[RAW RECORDS]
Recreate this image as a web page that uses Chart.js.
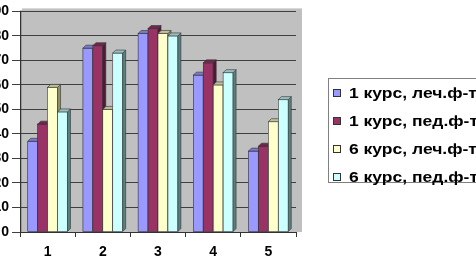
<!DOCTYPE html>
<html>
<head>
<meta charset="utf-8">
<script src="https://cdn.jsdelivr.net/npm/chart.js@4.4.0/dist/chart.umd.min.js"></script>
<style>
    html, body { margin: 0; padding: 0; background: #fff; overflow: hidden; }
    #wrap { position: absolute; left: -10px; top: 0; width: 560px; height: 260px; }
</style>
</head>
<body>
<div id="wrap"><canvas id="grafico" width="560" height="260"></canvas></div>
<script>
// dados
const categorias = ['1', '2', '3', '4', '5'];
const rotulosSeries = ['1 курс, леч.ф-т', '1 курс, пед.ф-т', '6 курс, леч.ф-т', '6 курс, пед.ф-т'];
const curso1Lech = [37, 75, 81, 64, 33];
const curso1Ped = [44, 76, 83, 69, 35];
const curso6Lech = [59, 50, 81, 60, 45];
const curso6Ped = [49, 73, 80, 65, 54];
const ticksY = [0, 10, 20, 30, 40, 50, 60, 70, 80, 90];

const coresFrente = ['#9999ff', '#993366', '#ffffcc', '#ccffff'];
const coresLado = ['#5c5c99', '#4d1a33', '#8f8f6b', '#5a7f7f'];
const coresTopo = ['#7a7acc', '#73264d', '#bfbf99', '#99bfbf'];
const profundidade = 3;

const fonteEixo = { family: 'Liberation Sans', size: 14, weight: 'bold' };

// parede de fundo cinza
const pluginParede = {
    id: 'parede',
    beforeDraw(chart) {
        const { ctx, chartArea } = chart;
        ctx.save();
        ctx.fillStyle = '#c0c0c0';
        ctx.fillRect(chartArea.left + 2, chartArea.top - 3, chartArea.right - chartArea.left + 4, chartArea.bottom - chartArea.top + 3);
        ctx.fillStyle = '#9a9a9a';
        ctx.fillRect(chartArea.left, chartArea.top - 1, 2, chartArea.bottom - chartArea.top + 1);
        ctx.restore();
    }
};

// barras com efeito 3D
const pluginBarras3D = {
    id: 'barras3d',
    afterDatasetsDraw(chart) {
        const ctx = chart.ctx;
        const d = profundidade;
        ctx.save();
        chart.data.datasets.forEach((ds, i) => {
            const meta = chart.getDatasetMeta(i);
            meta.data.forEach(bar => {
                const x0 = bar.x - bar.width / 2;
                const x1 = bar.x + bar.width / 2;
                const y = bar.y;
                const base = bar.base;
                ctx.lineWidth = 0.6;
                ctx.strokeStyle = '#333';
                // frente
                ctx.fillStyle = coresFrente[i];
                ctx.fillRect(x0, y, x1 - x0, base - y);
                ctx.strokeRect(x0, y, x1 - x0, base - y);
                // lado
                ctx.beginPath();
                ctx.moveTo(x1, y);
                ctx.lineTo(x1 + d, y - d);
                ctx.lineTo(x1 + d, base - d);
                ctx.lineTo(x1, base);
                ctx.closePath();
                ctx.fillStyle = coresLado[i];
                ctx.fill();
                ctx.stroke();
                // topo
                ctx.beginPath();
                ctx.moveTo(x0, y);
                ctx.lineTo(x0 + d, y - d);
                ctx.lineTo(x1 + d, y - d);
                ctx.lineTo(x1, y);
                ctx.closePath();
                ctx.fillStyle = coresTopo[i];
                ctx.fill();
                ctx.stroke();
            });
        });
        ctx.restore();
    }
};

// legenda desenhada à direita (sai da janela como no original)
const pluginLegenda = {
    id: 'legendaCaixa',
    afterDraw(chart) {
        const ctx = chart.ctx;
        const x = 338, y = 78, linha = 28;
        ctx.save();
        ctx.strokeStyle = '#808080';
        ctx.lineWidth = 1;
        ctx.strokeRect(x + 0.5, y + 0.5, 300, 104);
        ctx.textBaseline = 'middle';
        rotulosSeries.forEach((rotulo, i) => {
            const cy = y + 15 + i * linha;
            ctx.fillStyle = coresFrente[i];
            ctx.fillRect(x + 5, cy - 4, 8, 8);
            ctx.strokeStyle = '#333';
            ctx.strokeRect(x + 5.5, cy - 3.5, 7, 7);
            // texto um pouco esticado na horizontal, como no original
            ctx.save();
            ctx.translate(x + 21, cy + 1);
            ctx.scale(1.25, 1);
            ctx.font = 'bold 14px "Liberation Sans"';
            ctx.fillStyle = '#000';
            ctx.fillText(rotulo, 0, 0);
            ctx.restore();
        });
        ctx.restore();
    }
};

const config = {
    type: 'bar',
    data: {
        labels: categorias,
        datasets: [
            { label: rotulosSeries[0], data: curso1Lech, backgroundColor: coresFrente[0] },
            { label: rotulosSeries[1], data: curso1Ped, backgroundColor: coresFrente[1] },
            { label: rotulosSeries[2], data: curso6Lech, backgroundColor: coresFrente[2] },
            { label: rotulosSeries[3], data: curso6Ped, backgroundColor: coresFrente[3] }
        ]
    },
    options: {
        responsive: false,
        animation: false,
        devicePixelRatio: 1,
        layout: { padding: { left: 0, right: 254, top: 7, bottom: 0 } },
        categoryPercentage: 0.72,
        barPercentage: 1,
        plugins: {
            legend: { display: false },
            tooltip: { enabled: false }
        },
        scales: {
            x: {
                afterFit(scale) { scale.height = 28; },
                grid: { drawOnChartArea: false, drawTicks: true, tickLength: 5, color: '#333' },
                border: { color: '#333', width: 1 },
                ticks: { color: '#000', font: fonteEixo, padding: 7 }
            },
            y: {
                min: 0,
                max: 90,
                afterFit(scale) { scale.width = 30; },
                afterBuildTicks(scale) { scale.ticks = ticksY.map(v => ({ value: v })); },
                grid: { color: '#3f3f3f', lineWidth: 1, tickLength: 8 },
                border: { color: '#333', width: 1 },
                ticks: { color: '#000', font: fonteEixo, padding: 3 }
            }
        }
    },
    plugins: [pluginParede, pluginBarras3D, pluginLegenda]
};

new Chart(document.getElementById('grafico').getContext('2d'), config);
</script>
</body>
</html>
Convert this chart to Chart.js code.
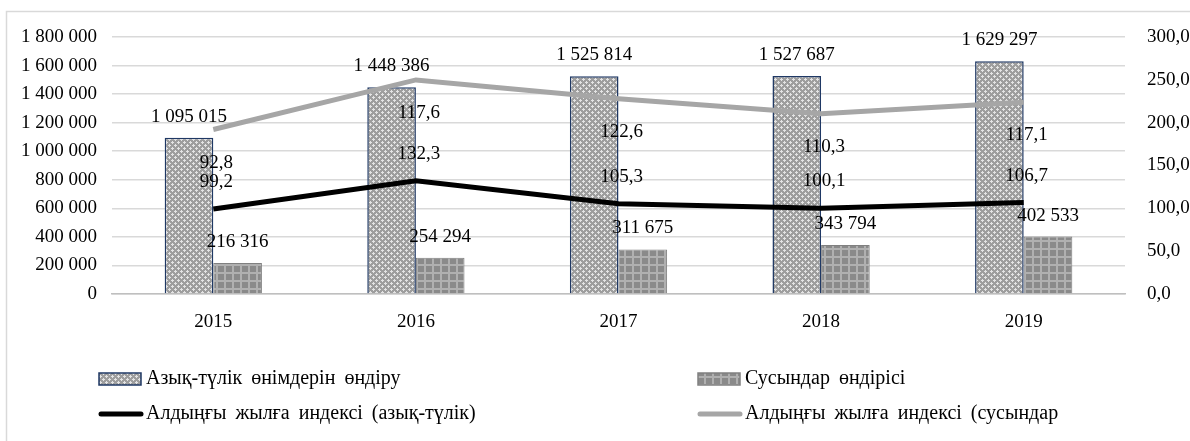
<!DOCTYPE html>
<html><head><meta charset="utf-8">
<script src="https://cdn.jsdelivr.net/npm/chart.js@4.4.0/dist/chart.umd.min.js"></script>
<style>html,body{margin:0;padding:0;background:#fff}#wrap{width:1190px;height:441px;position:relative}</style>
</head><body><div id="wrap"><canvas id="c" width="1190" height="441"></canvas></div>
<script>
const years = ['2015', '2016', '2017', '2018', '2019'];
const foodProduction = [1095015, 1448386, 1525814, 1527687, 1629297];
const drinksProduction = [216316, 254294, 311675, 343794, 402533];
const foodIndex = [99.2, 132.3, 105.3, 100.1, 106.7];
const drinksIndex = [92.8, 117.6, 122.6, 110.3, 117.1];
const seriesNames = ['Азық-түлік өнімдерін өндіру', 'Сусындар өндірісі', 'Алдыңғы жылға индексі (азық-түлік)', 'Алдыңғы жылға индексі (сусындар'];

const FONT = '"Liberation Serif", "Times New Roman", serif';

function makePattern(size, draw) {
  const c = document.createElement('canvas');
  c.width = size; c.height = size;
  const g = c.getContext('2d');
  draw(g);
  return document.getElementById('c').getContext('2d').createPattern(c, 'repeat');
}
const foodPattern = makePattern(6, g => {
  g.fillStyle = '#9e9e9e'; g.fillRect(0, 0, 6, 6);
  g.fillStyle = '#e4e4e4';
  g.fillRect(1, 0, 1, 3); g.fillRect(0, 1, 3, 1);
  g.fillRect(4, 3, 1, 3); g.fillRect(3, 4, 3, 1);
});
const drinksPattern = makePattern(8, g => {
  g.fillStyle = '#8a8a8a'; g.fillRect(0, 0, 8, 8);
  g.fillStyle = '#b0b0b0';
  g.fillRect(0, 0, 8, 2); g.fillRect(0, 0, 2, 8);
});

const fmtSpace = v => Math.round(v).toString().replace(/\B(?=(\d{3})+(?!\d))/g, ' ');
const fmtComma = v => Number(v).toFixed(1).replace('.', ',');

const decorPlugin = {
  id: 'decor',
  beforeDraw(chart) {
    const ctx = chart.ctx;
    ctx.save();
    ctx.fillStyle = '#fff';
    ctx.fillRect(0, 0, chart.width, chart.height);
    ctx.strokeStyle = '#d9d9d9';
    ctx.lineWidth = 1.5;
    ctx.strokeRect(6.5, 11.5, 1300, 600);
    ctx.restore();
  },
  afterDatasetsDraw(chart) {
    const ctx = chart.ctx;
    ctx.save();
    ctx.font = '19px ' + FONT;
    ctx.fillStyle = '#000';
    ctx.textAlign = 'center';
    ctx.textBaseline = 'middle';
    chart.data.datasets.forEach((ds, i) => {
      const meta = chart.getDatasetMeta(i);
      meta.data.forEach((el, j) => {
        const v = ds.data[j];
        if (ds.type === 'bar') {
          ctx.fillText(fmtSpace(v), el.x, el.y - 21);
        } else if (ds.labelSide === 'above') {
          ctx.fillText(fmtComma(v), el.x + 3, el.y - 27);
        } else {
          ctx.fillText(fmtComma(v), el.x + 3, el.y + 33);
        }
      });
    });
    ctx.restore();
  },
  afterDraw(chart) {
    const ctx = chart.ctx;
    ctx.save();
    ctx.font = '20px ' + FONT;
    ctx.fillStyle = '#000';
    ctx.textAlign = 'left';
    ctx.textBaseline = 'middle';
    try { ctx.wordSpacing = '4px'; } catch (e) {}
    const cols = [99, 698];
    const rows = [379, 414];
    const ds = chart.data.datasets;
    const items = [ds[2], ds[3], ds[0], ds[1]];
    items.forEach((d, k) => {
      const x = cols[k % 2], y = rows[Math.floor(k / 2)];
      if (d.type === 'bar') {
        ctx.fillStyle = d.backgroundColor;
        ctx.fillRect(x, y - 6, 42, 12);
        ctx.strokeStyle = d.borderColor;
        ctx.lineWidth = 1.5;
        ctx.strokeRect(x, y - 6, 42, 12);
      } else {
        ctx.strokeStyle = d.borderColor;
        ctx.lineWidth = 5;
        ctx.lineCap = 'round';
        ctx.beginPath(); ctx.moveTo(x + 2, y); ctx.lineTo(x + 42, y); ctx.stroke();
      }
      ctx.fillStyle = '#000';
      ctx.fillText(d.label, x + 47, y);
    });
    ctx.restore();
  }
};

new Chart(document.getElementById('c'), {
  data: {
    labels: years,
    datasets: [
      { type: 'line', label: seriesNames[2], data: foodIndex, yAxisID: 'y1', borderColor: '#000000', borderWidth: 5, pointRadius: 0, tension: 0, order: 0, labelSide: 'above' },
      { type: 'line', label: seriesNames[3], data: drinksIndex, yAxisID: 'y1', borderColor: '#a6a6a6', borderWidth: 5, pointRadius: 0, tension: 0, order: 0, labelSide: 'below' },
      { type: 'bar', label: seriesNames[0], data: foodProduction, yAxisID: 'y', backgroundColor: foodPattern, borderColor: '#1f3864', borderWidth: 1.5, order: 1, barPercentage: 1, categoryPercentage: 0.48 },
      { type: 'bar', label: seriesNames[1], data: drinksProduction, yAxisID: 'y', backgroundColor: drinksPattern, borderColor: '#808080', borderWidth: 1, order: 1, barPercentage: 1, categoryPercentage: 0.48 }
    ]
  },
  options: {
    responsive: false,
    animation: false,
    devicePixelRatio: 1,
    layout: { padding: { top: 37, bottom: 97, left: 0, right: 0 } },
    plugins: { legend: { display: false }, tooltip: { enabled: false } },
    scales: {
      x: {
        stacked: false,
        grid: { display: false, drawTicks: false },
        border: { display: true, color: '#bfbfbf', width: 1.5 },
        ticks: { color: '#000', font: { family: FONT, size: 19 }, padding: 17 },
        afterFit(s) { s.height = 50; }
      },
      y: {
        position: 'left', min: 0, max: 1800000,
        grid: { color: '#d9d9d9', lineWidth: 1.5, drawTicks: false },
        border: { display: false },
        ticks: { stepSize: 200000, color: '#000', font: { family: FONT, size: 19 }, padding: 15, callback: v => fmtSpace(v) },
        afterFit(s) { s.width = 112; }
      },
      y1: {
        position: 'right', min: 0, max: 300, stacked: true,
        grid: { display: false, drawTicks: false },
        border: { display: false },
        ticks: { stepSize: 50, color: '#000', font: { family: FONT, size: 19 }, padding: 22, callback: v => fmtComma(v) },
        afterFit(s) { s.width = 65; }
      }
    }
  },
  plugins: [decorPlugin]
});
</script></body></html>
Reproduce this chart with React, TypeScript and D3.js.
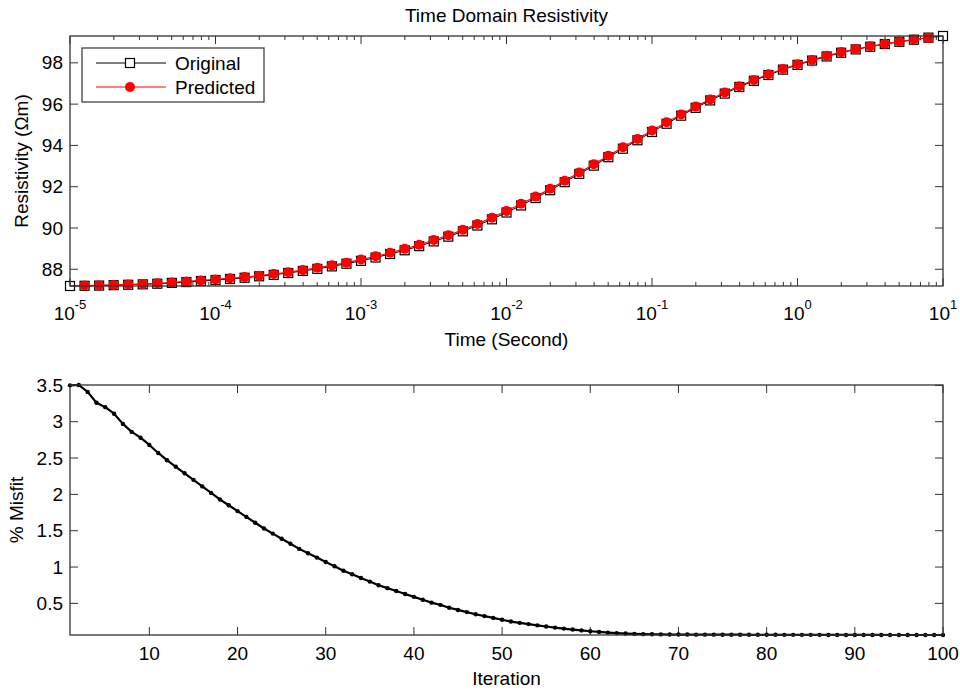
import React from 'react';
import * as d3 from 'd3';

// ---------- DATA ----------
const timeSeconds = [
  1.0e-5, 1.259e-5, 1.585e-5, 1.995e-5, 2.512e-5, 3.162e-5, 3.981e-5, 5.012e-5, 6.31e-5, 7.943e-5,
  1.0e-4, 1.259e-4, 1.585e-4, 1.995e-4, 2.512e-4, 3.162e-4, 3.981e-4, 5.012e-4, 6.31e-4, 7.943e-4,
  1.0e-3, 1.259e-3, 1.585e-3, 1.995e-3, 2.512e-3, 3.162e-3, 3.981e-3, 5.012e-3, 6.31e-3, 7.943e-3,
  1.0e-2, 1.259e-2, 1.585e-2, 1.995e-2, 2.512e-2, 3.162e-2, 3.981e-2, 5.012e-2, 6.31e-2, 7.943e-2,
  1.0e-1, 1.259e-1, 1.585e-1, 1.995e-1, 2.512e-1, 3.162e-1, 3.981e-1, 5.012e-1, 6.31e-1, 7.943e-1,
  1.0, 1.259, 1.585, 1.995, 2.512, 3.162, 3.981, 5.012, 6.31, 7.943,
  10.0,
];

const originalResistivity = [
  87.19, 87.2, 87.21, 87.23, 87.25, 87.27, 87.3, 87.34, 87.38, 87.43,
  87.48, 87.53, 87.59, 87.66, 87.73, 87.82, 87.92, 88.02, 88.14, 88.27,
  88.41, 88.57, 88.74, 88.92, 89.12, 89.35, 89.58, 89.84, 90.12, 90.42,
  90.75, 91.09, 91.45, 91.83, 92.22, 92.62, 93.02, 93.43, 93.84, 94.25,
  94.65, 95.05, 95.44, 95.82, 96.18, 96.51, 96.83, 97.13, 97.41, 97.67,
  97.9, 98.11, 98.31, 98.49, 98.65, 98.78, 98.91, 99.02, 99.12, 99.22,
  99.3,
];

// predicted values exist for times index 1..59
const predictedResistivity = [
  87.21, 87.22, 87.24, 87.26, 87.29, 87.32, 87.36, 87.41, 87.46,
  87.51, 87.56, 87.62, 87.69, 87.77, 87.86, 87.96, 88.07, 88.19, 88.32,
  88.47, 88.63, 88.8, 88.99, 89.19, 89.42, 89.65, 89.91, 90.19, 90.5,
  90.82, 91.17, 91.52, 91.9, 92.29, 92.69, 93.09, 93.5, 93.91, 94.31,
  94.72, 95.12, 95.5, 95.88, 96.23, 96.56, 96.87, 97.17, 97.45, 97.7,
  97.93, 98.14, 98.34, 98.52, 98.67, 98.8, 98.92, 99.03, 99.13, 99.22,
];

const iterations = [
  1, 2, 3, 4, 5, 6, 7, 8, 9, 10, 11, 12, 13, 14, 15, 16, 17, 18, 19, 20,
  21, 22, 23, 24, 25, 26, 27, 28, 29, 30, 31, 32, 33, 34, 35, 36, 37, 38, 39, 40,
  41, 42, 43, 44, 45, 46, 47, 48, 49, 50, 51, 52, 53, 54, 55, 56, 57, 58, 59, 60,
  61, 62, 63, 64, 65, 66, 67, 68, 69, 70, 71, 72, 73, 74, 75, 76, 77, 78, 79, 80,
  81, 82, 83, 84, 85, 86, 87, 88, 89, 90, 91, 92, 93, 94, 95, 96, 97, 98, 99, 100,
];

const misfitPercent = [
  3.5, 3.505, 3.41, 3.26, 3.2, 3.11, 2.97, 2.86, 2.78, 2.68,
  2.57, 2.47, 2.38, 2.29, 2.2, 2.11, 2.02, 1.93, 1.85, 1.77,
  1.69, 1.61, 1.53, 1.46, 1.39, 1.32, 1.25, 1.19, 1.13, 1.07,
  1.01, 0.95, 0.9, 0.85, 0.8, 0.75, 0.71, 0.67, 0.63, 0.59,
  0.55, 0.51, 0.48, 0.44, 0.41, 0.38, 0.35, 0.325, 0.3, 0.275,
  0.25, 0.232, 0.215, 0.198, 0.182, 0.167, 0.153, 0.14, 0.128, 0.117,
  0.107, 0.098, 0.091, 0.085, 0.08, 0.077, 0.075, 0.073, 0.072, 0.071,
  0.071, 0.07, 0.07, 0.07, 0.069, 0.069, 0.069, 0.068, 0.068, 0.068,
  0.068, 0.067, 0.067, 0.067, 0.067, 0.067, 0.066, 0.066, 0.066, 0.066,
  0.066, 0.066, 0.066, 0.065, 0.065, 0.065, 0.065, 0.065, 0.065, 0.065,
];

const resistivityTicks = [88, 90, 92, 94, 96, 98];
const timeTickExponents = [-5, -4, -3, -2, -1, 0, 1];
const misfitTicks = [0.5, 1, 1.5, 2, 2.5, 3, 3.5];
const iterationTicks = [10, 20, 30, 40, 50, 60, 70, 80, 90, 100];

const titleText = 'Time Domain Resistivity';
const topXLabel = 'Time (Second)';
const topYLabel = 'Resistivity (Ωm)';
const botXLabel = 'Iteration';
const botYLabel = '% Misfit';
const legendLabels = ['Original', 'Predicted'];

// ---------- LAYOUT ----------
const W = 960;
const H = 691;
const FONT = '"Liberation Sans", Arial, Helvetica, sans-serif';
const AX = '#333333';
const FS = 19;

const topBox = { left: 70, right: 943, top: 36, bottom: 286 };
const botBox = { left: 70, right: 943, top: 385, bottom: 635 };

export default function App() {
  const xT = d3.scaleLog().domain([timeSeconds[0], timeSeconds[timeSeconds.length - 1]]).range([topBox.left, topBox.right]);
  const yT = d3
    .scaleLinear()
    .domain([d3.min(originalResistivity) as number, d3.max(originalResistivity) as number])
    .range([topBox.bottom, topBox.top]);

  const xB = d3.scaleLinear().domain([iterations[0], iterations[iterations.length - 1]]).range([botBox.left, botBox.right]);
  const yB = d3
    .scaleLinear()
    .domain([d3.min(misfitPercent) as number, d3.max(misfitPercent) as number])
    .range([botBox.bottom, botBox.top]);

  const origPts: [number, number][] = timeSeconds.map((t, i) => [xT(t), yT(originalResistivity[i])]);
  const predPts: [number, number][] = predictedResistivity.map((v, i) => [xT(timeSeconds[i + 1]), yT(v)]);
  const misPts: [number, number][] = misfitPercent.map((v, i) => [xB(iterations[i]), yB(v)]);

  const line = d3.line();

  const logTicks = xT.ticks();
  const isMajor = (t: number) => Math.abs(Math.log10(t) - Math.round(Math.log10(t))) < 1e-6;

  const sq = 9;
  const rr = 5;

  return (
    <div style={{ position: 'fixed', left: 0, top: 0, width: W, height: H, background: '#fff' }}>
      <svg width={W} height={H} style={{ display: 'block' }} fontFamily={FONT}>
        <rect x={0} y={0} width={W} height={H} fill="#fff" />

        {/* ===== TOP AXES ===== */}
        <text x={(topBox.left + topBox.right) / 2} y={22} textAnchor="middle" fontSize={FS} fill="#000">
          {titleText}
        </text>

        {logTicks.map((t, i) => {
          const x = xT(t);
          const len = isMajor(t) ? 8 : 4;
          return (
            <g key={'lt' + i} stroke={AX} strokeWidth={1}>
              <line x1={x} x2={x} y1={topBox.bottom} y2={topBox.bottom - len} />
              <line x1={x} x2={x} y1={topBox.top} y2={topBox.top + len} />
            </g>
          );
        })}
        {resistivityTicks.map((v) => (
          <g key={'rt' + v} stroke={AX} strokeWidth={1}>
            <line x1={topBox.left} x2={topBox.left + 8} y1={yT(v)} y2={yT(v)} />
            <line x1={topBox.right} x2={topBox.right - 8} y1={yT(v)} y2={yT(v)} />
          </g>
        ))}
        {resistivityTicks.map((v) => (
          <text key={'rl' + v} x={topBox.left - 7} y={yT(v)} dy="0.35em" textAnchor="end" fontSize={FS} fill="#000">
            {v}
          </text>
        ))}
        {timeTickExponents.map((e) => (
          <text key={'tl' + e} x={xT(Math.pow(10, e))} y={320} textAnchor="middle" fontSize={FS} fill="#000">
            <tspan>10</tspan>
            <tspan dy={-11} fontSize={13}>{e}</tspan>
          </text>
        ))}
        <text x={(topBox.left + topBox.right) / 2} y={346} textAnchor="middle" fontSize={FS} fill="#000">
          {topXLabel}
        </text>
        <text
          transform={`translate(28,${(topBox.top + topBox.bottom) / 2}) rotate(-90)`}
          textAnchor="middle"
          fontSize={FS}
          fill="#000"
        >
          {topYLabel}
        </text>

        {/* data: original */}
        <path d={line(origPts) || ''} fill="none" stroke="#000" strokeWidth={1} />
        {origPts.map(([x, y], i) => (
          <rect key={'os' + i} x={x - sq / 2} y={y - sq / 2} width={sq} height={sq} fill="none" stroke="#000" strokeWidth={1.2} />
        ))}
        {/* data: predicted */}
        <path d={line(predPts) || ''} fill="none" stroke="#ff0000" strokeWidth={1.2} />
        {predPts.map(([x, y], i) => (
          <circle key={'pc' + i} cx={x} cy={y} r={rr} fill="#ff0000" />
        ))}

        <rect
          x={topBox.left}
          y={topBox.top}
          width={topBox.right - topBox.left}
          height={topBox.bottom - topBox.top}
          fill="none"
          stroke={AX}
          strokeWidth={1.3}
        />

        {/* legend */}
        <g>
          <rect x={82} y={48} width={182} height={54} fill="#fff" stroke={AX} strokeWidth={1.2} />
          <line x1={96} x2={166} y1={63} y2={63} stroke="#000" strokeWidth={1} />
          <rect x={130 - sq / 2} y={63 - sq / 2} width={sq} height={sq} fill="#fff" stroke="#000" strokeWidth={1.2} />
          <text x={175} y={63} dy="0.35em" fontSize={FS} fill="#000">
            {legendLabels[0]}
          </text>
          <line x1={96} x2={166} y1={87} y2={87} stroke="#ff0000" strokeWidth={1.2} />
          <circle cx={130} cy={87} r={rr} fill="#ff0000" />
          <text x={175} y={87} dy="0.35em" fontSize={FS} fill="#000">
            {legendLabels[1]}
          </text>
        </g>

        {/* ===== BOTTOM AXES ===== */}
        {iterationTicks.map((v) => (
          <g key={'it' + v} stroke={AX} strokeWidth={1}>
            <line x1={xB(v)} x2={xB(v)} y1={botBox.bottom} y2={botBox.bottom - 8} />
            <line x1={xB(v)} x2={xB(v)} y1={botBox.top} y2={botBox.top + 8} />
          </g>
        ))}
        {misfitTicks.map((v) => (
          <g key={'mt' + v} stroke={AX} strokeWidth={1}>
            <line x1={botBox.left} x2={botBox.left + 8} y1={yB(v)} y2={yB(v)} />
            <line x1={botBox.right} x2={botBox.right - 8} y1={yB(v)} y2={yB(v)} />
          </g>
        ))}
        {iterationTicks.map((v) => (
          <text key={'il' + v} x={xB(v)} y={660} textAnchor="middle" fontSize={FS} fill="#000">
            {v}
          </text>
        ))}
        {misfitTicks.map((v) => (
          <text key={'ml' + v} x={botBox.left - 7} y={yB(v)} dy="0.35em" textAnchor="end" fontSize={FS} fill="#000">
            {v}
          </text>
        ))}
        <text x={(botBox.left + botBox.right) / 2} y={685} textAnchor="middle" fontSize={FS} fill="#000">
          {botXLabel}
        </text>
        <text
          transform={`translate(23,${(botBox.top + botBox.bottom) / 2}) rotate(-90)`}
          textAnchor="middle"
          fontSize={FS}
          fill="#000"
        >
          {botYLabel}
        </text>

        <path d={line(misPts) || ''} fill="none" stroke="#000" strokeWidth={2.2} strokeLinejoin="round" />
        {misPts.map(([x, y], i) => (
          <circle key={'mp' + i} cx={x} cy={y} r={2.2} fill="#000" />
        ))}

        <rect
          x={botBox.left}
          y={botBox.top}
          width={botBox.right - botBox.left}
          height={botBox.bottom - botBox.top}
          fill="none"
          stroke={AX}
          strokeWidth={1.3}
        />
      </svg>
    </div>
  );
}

[TASK TO CARRY OUT]
From the first line of the listing above, repeat every line through the one holding "const profundidade = 3;". Both ends count, and pictures stay out.

[OUTPUT OF THE EXERCISE]
Recreate this image as a web page that uses Chart.js.
<!DOCTYPE html>
<html>
<head>
<meta charset="utf-8">
<script src="https://cdn.jsdelivr.net/npm/chart.js@4.4.0/dist/chart.umd.min.js"></script>
<style>
    html, body { margin: 0; padding: 0; background: #fff; overflow: hidden; }
    #wrap { position: absolute; left: -10px; top: 0; width: 560px; height: 260px; }
</style>
</head>
<body>
<div id="wrap"><canvas id="grafico" width="560" height="260"></canvas></div>
<script>
// dados
const categorias = ['1', '2', '3', '4', '5'];
const rotulosSeries = ['1 курс, леч.ф-т', '1 курс, пед.ф-т', '6 курс, леч.ф-т', '6 курс, пед.ф-т'];
const curso1Lech = [37, 75, 81, 64, 33];
const curso1Ped = [44, 76, 83, 69, 35];
const curso6Lech = [59, 50, 81, 60, 45];
const curso6Ped = [49, 73, 80, 65, 54];
const ticksY = [0, 10, 20, 30, 40, 50, 60, 70, 80, 90];

const coresFrente = ['#9999ff', '#993366', '#ffffcc', '#ccffff'];
const coresLado = ['#5c5c99', '#4d1a33', '#8f8f6b', '#5a7f7f'];
const coresTopo = ['#7a7acc', '#73264d', '#bfbf99', '#99bfbf'];
const profundidade = 3;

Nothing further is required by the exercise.